**EXERCISE DESCRIPTION:**
Skip all pictures, then copy the lines from the start of the data through the line with "const groupColors = ['#F8766D', '#00BFC4'];", keeping both ends.

**INFORMATION PROVIDED:**
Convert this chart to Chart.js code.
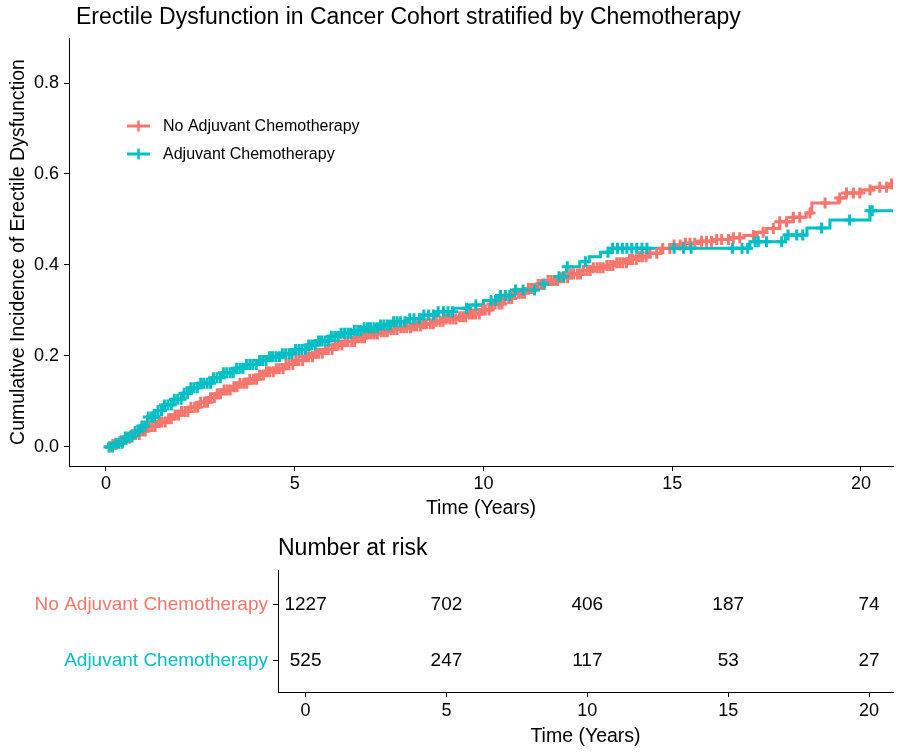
<!DOCTYPE html>
<html><head><meta charset="utf-8">
<script src="https://cdn.jsdelivr.net/npm/chart.js@4.4.1/dist/chart.umd.min.js"></script>
<style>
html,body{margin:0;padding:0;background:#fff;}
#wrap{position:relative;width:904px;height:754px;overflow:hidden;}
#c1{position:absolute;left:0;top:0;}
#c2{position:absolute;left:0;top:525px;}
</style></head><body>
<div id="wrap">
<canvas id="c1" width="904" height="525"></canvas>
<canvas id="c2" width="904" height="229"></canvas>
</div>
<script>
// ---------------- DATA ----------------
const groups = ['No Adjuvant Chemotherapy', 'Adjuvant Chemotherapy'];
const groupColors = ['#F8766D', '#00BFC4'];

const noChemoTimes = [0, 0.12, 0.3, 0.5, 0.7, 0.9, 1.1, 1.35, 1.6, 1.8, 2.0, 2.2, 2.45, 2.7, 2.9, 3.1, 3.3, 3.5, 3.75, 4.0, 4.25, 4.5, 4.75, 5.0, 5.25, 5.5, 5.75, 6.0, 6.3, 6.6, 6.9, 7.2, 7.5, 7.8, 8.1, 8.4, 8.7, 9.0, 9.3, 9.6, 9.9, 10.2, 10.5, 10.8, 11.1, 11.4, 11.7, 12.0, 12.3, 12.6, 12.9, 13.2, 13.5, 13.8, 14.1, 14.4, 14.7, 14.95, 15.3, 15.7, 16.1, 16.5, 16.9, 17.2, 17.5, 17.85, 18.2, 18.55, 18.7, 19.4, 19.6, 20.0, 20.3, 20.7, 20.9];
const noChemoCI = [0, 0.005, 0.012, 0.019, 0.027, 0.035, 0.045, 0.055, 0.062, 0.07, 0.078, 0.087, 0.098, 0.108, 0.117, 0.125, 0.132, 0.14, 0.149, 0.158, 0.165, 0.172, 0.181, 0.19, 0.198, 0.206, 0.214, 0.224, 0.232, 0.24, 0.248, 0.253, 0.258, 0.262, 0.266, 0.271, 0.276, 0.281, 0.286, 0.292, 0.301, 0.314, 0.326, 0.338, 0.348, 0.357, 0.366, 0.372, 0.38, 0.388, 0.394, 0.399, 0.405, 0.412, 0.418, 0.426, 0.436, 0.444, 0.448, 0.452, 0.456, 0.46, 0.465, 0.472, 0.48, 0.495, 0.505, 0.514, 0.536, 0.547, 0.558, 0.565, 0.571, 0.578, 0.578];
const noChemoCensor = [0.1, 0.18, 0.27, 0.37, 0.44, 0.52, 0.63, 0.7, 0.78, 0.88, 0.96, 1.04, 1.14, 1.22, 1.3, 1.4, 1.47, 1.57, 1.66, 1.73, 1.83, 1.92, 2.0, 2.09, 2.17, 2.25, 2.35, 2.43, 2.51, 2.61, 2.69, 2.77, 2.87, 2.95, 3.03, 3.13, 3.21, 3.29, 3.39, 3.47, 3.55, 3.65, 3.73, 3.81, 3.91, 3.99, 4.07, 4.17, 4.25, 4.33, 4.43, 4.51, 4.59, 4.69, 4.77, 4.85, 4.95, 5.03, 5.11, 5.21, 5.29, 5.37, 5.47, 5.55, 5.63, 5.73, 5.81, 5.89, 5.99, 6.07, 6.15, 6.25, 6.33, 6.41, 6.51, 6.59, 6.67, 6.77, 6.85, 6.93, 7.03, 7.11, 7.19, 7.29, 7.37, 7.45, 7.55, 7.63, 7.71, 7.81, 7.89, 7.97, 8.07, 8.15, 8.23, 8.33, 8.41, 8.49, 8.59, 8.67, 8.75, 8.85, 8.93, 9.01, 9.11, 9.19, 9.27, 9.37, 9.45, 9.53, 9.63, 9.71, 9.79, 9.89, 9.97, 10.05, 10.15, 10.23, 10.31, 10.41, 10.49, 10.57, 10.67, 10.75, 10.83, 10.93, 11.01, 11.09, 11.19, 11.27, 11.35, 11.45, 11.53, 11.61, 11.71, 11.79, 11.87, 11.97, 12.05, 12.13, 12.23, 12.31, 12.39, 12.49, 12.57, 12.65, 12.75, 12.83, 12.91, 13.01, 13.09, 13.17, 13.27, 13.35, 13.43, 13.53, 13.61, 13.69, 13.79, 13.87, 13.95, 14.05, 14.13, 14.21, 14.31, 14.41, 14.59, 14.75, 14.94, 15.05, 15.21, 15.35, 15.47, 15.6, 15.78, 15.91, 16.04, 16.18, 16.31, 16.49, 16.62, 16.79, 17.15, 17.41, 17.68, 17.85, 18.03, 18.21, 18.38, 18.65, 19.05, 19.44, 19.62, 19.8, 19.97, 20.24, 20.5, 20.68, 20.81];

const chemoTimes = [0, 0.2, 0.45, 0.7, 0.9, 1.1, 1.3, 1.5, 1.75, 2.0, 2.25, 2.5, 2.8, 3.1, 3.4, 3.7, 4.0, 4.3, 4.6, 4.95, 5.3, 5.6, 5.9, 6.2, 6.5, 6.8, 7.2, 7.6, 8.0, 8.4, 8.8, 9.2, 9.6, 10.0, 10.4, 10.8, 11.4, 11.95, 12.2, 12.55, 12.8, 13.1, 13.4, 17.06, 18.0, 18.57, 19.18, 20.24, 20.9];
const chemoCI = [0, 0.008, 0.022, 0.034, 0.046, 0.066, 0.08, 0.092, 0.105, 0.118, 0.13, 0.14, 0.152, 0.163, 0.173, 0.181, 0.19, 0.198, 0.205, 0.214, 0.224, 0.233, 0.243, 0.25, 0.256, 0.262, 0.268, 0.275, 0.282, 0.29, 0.297, 0.305, 0.312, 0.322, 0.333, 0.345, 0.358, 0.374, 0.396, 0.407, 0.418, 0.428, 0.437, 0.451, 0.466, 0.481, 0.499, 0.519, 0.519];
const chemoCensor = [0.08, 0.17, 0.26, 0.34, 0.43, 0.51, 0.6, 0.69, 0.77, 0.86, 0.95, 1.03, 1.12, 1.21, 1.29, 1.38, 1.47, 1.55, 1.64, 1.73, 1.81, 1.9, 1.99, 2.07, 2.16, 2.25, 2.33, 2.42, 2.51, 2.59, 2.68, 2.77, 2.85, 2.94, 3.03, 3.11, 3.2, 3.29, 3.37, 3.46, 3.55, 3.63, 3.72, 3.81, 3.89, 3.98, 4.07, 4.15, 4.24, 4.33, 4.41, 4.5, 4.59, 4.67, 4.76, 4.85, 4.93, 5.02, 5.11, 5.19, 5.28, 5.37, 5.45, 5.54, 5.63, 5.71, 5.8, 5.89, 5.97, 6.06, 6.15, 6.23, 6.32, 6.41, 6.49, 6.58, 6.67, 6.75, 6.84, 6.93, 7.01, 7.1, 7.19, 7.27, 7.36, 7.45, 7.53, 7.62, 7.71, 7.8, 7.92, 8.05, 8.16, 8.3, 8.42, 8.55, 8.68, 8.8, 8.94, 9.06, 9.18, 9.55, 9.8, 10.2, 10.32, 10.45, 10.58, 10.7, 10.85, 11.05, 11.35, 11.6, 12.0, 12.12, 12.22, 12.7, 13.3, 13.42, 13.55, 13.68, 13.8, 13.93, 14.06, 14.2, 14.33, 15.05, 15.3, 15.5, 16.6, 16.85, 17.0, 17.2, 17.28, 17.5, 17.9, 18.07, 18.3, 18.46, 18.96, 19.7, 20.24, 20.3];

const riskTimes = [0, 5, 10, 15, 20];
const riskNoChemo = [1227, 702, 406, 187, 74];
const riskChemo = [525, 247, 117, 53, 27];

const xTicks = [0, 5, 10, 15, 20];
const yTicks = [0, 0.2, 0.4, 0.6, 0.8];

// ---------------- HELPERS ----------------
const FONT = '"Liberation Sans", Arial, Helvetica, sans-serif';
Chart.defaults.font.family = FONT;
Chart.defaults.color = '#000';

const stepPoints = (times, vals) => times.map((t, i) => ({x: t, y: vals[i]}));
const censorPoints = (times, vals, cens) => cens.map(c => {
  let v = 0;
  for (let i = 0; i < times.length; i++) if (times[i] <= c) v = vals[i];
  return {x: c, y: v};
});

const textPlugin = {
  id: 'fixedTexts',
  afterDraw(chart, args, opts) {
    const ctx = chart.ctx;
    (opts.items || []).forEach(it => {
      ctx.save();
      ctx.font = it.font;
      ctx.fillStyle = it.color || '#000';
      ctx.textAlign = it.align || 'left';
      ctx.textBaseline = 'middle';
      ctx.fillText(it.text, it.x, it.y);
      ctx.restore();
    });
  }
};

const legendPlugin = {
  id: 'kmLegend',
  afterDraw(chart, args, opts) {
    if (!opts.show) return;
    const ctx = chart.ctx;
    groups.forEach((g, i) => {
      const y = opts.y + i * opts.gap;
      ctx.save();
      ctx.strokeStyle = groupColors[i];
      ctx.lineWidth = 3;
      ctx.beginPath();
      ctx.moveTo(opts.x, y); ctx.lineTo(opts.x + 23, y);
      ctx.stroke();
      ctx.lineWidth = 2.5;
      ctx.beginPath();
      ctx.moveTo(opts.x + 11.5, y - 5.5); ctx.lineTo(opts.x + 11.5, y + 5.5);
      ctx.stroke();
      ctx.fillStyle = '#000';
      ctx.font = '16px ' + FONT;
      ctx.textBaseline = 'middle';
      ctx.textAlign = 'left';
      ctx.fillText(g, opts.x + 36, y + 1);
      ctx.restore();
    });
  }
};

const riskLabelPlugin = {
  id: 'riskLabels',
  afterDatasetsDraw(chart) {
    const ctx = chart.ctx;
    const tables = [riskNoChemo, riskChemo];
    chart.data.datasets.forEach((ds, di) => {
      const meta = chart.getDatasetMeta(di);
      meta.data.forEach((pt, j) => {
        ctx.save();
        ctx.font = '19px ' + FONT;
        ctx.fillStyle = '#000';
        ctx.textAlign = 'center';
        ctx.textBaseline = 'middle';
        ctx.fillText(String(tables[di][j]), pt.x, pt.y);
        ctx.restore();
      });
    });
  }
};

const XMIN = -0.98, XMAX = 20.85;
const axisGrid = {display: true, drawOnChartArea: false, drawTicks: true, tickLength: 5, color: '#000', lineWidth: 1};
const axisBorder = {display: true, color: '#000', width: 1};

// ---------------- MAIN CHART ----------------
new Chart(document.getElementById('c1'), {
  type: 'line',
  data: {
    datasets: [
      {label: groups[0], data: stepPoints(noChemoTimes, noChemoCI), stepped: true, borderColor: groupColors[0], borderWidth: 3, pointRadius: 0, fill: false, order: 4},
      {label: groups[1], data: stepPoints(chemoTimes, chemoCI), stepped: true, borderColor: groupColors[1], borderWidth: 3, pointRadius: 0, fill: false, order: 3},
      {label: groups[0] + ' censor', data: censorPoints(noChemoTimes, noChemoCI, noChemoCensor), showLine: false, pointStyle: 'cross', pointRadius: 5.5, pointBorderWidth: 3, pointBorderColor: groupColors[0], borderColor: groupColors[0], order: 2},
      {label: groups[1] + ' censor', data: censorPoints(chemoTimes, chemoCI, chemoCensor), showLine: false, pointStyle: 'cross', pointRadius: 5.5, pointBorderWidth: 3, pointBorderColor: groupColors[1], borderColor: groupColors[1], order: 1}
    ]
  },
  options: {
    responsive: false,
    devicePixelRatio: 1,
    animation: false,
    events: [],
    layout: {padding: {top: 38, left: 0, right: 11, bottom: 0}},
    plugins: {
      legend: {display: false},
      tooltip: {enabled: false},
      fixedTexts: {items: [{text: 'Erectile Dysfunction in Cancer Cohort stratified by Chemotherapy', x: 76, y: 18, font: '23px ' + FONT}]},
      kmLegend: {show: true, x: 127, y: 126, gap: 28}
    },
    scales: {
      x: {
        type: 'linear', min: XMIN, max: XMAX,
        afterBuildTicks: s => { s.ticks = xTicks.map(v => ({value: v})); },
        afterFit: s => { s.height = 59; },
        ticks: {color: '#000', font: {size: 18}, padding: 2, maxRotation: 0, autoSkip: false},
        grid: axisGrid, border: axisBorder,
        title: {display: true, text: 'Time (Years)', color: '#000', font: {size: 19.5}, padding: {top: 0, bottom: 5}}
      },
      y: {
        type: 'linear', min: -0.042, max: 0.899,
        afterBuildTicks: s => { s.ticks = yTicks.map(v => ({value: v})); },
        afterFit: s => { s.width = 69; },
        ticks: {color: '#000', font: {size: 18}, padding: 5, callback: v => Number(v).toFixed(1)},
        grid: axisGrid, border: axisBorder,
        title: {display: true, text: 'Cumulative Incidence of Erectile Dysfunction', color: '#000', font: {size: 19.5}, padding: {top: 6.5, bottom: 0}}
      }
    }
  },
  plugins: [textPlugin, legendPlugin]
});

// ---------------- RISK TABLE ----------------
new Chart(document.getElementById('c2'), {
  type: 'scatter',
  data: {
    datasets: [
      {label: groups[0], data: riskTimes.map(t => ({x: t, y: 1})), pointRadius: 0},
      {label: groups[1], data: riskTimes.map(t => ({x: t, y: 2})), pointRadius: 0}
    ]
  },
  options: {
    responsive: false,
    devicePixelRatio: 1,
    animation: false,
    events: [],
    layout: {padding: {top: 45, left: 0, right: 11, bottom: 0}},
    plugins: {
      legend: {display: false},
      tooltip: {enabled: false},
      fixedTexts: {items: [{text: 'Number at risk', x: 278, y: 24, font: '23px ' + FONT}]}
    },
    scales: {
      x: {
        type: 'linear', min: XMIN, max: XMAX,
        afterBuildTicks: s => { s.ticks = xTicks.map(v => ({value: v})); },
        afterFit: s => { s.height = 62; },
        ticks: {color: '#000', font: {size: 18}, padding: 3, maxRotation: 0, autoSkip: false},
        grid: axisGrid, border: axisBorder,
        title: {display: true, text: 'Time (Years)', color: '#000', font: {size: 19.5}, padding: {top: 0, bottom: 6}}
      },
      y: {
        type: 'linear', reverse: true, min: 0.384, max: 2.5625,
        afterBuildTicks: s => { s.ticks = [1, 2].map(v => ({value: v})); },
        afterFit: s => { s.width = 278; },
        ticks: {font: {size: 19}, padding: 5, color: c => groupColors[c.index], callback: v => groups[v - 1]},
        grid: axisGrid, border: axisBorder
      }
    }
  },
  plugins: [textPlugin, riskLabelPlugin]
});
</script>
</body></html>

**FINAL RESULT:**
Convert this chart to Chart.js code.
<!DOCTYPE html>
<html><head><meta charset="utf-8">
<script src="https://cdn.jsdelivr.net/npm/chart.js@4.4.1/dist/chart.umd.min.js"></script>
<style>
html,body{margin:0;padding:0;background:#fff;}
#wrap{position:relative;width:904px;height:754px;overflow:hidden;}
#c1{position:absolute;left:0;top:0;}
#c2{position:absolute;left:0;top:525px;}
</style></head><body>
<div id="wrap">
<canvas id="c1" width="904" height="525"></canvas>
<canvas id="c2" width="904" height="229"></canvas>
</div>
<script>
// ---------------- DATA ----------------
const groups = ['No Adjuvant Chemotherapy', 'Adjuvant Chemotherapy'];
const groupColors = ['#F8766D', '#00BFC4'];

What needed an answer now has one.